Reproduce exactly, and nothing else, the lines from the one that contains "Reproduce this chart" through the one that contains "const LEGEND_BOX = 12;". Leave the pictures out.

___ Task data ___

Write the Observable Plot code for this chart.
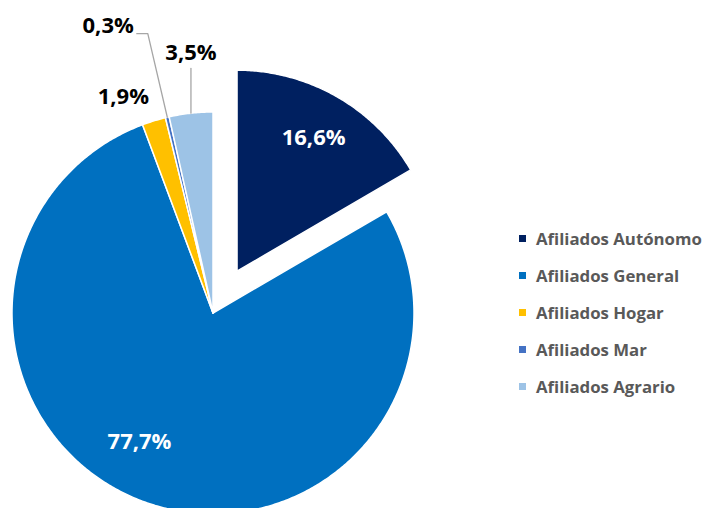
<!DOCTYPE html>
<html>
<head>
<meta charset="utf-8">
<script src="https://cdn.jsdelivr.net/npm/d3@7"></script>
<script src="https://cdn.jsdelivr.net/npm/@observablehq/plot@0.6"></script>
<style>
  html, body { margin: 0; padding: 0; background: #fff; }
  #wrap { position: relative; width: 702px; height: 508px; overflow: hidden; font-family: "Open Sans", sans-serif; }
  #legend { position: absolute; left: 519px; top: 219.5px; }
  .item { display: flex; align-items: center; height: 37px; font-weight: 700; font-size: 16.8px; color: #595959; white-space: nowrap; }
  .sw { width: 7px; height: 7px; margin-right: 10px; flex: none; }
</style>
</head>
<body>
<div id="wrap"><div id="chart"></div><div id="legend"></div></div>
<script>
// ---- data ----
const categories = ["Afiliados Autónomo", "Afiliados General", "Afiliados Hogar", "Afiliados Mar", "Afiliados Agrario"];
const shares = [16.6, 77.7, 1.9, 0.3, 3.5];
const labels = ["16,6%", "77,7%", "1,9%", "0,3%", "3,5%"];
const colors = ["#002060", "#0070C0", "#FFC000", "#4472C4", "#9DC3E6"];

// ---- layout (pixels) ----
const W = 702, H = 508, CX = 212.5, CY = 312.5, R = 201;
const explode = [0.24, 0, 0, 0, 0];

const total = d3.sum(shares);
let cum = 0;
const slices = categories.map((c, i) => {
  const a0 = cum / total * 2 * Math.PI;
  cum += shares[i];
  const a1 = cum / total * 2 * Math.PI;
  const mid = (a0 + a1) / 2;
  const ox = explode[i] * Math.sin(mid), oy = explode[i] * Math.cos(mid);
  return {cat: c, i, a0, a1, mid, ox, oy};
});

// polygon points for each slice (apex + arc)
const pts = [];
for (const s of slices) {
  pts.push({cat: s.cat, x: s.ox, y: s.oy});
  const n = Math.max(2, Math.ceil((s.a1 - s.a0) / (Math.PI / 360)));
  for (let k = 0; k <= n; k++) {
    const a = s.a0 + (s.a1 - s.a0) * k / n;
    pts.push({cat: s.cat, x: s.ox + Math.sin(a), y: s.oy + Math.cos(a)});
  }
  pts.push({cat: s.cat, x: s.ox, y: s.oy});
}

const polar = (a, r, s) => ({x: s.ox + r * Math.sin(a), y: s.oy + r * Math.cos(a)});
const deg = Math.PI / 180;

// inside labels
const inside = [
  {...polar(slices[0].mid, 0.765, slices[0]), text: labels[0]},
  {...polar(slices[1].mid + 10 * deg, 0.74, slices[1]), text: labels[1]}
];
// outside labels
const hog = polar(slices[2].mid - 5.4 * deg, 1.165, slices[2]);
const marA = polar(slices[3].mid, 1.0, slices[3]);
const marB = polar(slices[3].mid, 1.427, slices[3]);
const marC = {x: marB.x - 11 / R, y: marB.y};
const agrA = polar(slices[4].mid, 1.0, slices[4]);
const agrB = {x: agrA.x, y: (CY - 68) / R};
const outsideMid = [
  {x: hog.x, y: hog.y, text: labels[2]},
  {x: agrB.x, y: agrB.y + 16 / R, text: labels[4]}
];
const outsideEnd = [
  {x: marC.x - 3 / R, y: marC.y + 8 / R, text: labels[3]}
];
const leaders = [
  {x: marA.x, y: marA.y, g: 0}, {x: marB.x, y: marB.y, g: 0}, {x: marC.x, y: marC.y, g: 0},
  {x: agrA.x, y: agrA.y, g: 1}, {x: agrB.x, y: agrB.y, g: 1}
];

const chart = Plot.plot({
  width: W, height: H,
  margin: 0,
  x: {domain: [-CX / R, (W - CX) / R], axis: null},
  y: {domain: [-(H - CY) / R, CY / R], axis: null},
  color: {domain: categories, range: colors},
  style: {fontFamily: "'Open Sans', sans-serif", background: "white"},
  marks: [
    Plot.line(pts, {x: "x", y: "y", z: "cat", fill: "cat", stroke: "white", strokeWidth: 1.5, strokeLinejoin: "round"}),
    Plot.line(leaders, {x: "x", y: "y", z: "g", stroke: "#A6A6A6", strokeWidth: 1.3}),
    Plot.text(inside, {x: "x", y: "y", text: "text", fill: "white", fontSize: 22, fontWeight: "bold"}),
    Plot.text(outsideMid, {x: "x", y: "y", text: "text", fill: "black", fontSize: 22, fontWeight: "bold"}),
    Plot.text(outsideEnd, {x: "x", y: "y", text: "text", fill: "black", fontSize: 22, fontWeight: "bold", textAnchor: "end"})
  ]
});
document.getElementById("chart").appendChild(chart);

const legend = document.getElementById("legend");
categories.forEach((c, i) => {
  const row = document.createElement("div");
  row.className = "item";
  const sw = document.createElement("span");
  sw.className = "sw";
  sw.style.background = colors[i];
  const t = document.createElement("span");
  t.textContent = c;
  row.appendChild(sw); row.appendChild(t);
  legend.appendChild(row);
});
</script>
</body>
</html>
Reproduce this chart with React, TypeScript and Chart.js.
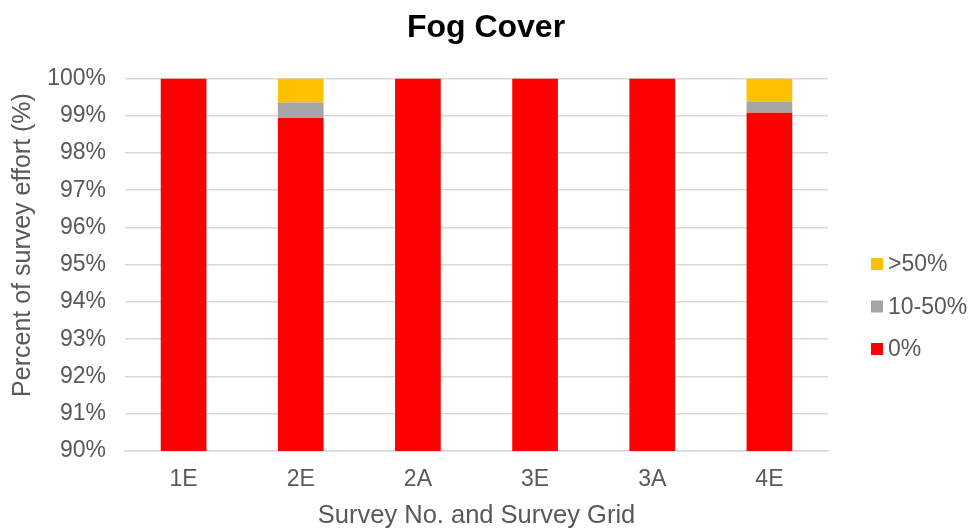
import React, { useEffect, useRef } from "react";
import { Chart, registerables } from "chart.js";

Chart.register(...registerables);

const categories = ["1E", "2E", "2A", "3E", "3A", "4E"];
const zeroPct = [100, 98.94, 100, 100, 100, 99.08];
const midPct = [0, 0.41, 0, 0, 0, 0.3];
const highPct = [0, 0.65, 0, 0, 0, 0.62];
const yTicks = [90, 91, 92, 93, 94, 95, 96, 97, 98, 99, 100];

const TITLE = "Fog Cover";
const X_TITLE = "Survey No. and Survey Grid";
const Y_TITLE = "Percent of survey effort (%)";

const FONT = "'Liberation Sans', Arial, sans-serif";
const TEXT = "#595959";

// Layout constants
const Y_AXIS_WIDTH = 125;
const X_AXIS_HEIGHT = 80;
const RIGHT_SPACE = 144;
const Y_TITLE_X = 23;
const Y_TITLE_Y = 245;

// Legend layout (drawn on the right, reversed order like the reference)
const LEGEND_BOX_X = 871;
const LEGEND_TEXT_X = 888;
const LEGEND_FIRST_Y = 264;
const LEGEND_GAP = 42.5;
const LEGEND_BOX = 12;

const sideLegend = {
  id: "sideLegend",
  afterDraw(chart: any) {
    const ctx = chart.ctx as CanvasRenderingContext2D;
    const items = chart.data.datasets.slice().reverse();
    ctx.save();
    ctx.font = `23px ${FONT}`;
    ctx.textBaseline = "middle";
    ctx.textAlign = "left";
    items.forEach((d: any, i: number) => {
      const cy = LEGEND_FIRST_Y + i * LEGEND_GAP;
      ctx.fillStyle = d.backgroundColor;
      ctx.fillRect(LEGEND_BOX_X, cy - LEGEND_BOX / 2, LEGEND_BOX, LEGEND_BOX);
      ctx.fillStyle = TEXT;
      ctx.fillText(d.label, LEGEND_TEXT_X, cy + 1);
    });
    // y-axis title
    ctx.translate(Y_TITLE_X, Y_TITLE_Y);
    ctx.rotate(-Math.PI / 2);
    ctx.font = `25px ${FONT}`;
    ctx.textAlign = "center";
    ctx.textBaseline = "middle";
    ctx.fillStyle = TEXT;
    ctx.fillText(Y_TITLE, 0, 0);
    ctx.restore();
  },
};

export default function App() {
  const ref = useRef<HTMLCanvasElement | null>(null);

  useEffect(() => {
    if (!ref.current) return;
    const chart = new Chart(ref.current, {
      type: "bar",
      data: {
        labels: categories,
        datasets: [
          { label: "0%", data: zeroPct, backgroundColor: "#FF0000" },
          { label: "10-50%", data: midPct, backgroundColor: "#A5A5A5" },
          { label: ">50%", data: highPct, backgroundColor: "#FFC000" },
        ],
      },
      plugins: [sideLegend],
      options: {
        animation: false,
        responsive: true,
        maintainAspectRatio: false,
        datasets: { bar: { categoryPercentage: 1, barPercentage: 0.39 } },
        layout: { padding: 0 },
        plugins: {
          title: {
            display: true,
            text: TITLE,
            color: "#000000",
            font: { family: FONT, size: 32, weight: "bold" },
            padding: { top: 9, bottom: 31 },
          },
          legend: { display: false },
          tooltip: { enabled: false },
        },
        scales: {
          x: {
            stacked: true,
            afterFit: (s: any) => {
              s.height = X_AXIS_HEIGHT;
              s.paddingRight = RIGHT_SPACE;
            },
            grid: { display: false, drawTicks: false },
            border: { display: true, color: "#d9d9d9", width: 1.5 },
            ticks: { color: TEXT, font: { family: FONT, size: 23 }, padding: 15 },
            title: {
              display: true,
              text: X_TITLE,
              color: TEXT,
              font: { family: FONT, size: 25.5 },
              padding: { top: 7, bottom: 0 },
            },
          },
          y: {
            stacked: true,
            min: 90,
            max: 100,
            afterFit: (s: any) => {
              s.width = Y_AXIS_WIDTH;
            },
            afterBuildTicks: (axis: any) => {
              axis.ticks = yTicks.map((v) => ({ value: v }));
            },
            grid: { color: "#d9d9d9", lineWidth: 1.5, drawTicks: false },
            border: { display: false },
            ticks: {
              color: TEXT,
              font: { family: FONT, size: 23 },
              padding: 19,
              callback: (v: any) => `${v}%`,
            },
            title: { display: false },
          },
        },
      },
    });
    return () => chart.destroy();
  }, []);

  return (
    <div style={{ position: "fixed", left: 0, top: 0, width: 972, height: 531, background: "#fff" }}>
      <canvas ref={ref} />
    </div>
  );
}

___

#### In response
Reproduce this chart with React, TypeScript and Chart.js.
import React, { useEffect, useRef } from "react";
import { Chart, registerables } from "chart.js";

Chart.register(...registerables);

const categories = ["1E", "2E", "2A", "3E", "3A", "4E"];
const zeroPct = [100, 98.94, 100, 100, 100, 99.08];
const midPct = [0, 0.41, 0, 0, 0, 0.3];
const highPct = [0, 0.65, 0, 0, 0, 0.62];
const yTicks = [90, 91, 92, 93, 94, 95, 96, 97, 98, 99, 100];

const TITLE = "Fog Cover";
const X_TITLE = "Survey No. and Survey Grid";
const Y_TITLE = "Percent of survey effort (%)";

const FONT = "'Liberation Sans', Arial, sans-serif";
const TEXT = "#595959";

// Layout constants
const Y_AXIS_WIDTH = 125;
const X_AXIS_HEIGHT = 80;
const RIGHT_SPACE = 144;
const Y_TITLE_X = 23;
const Y_TITLE_Y = 245;

// Legend layout (drawn on the right, reversed order like the reference)
const LEGEND_BOX_X = 871;
const LEGEND_TEXT_X = 888;
const LEGEND_FIRST_Y = 264;
const LEGEND_GAP = 42.5;
const LEGEND_BOX = 12;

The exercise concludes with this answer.